=== PROMPT ===
Tally how many lines include "matplotlib". The number is the whole answer.

=== DATA SEGMENT ===
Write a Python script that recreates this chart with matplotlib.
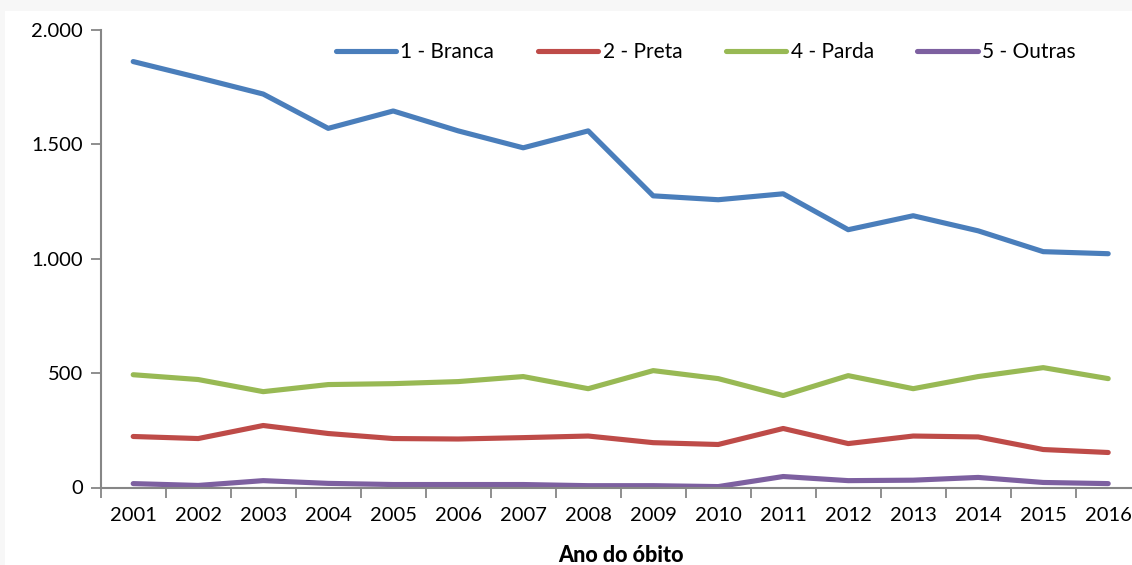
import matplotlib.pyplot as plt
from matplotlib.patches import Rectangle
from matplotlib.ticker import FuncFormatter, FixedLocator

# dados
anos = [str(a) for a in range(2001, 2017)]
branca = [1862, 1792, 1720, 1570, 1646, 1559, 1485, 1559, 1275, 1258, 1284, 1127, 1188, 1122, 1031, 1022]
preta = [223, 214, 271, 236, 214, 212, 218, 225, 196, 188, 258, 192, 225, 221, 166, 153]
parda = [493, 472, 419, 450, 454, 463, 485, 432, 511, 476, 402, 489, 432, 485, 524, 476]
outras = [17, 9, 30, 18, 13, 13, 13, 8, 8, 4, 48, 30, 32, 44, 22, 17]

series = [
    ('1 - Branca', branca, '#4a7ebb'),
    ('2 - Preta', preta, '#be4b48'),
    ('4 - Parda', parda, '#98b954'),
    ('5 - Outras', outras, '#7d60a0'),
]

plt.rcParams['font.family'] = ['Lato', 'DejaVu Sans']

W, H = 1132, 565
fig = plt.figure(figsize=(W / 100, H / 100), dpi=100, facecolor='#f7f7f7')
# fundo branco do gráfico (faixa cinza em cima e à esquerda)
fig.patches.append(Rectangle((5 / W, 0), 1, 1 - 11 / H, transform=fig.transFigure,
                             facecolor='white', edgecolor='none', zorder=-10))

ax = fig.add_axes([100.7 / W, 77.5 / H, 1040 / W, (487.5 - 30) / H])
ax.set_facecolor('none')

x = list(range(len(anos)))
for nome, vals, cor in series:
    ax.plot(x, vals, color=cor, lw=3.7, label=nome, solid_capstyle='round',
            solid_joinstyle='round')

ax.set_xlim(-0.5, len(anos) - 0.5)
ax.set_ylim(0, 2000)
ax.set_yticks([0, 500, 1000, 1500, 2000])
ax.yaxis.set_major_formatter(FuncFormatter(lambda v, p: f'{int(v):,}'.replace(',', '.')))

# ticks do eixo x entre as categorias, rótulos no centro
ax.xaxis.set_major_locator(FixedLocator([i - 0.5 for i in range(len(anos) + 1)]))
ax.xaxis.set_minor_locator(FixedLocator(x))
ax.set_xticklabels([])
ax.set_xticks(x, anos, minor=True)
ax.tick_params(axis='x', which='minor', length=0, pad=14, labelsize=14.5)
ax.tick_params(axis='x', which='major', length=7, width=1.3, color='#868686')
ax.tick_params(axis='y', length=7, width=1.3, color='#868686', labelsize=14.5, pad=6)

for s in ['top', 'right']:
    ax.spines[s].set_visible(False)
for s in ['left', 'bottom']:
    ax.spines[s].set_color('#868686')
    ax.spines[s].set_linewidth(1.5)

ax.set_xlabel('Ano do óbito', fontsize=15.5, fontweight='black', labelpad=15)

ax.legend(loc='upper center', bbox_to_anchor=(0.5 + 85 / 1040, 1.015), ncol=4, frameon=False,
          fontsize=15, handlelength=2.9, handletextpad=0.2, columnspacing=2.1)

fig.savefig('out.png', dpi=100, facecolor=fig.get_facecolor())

=== FINISHED TASK ===
4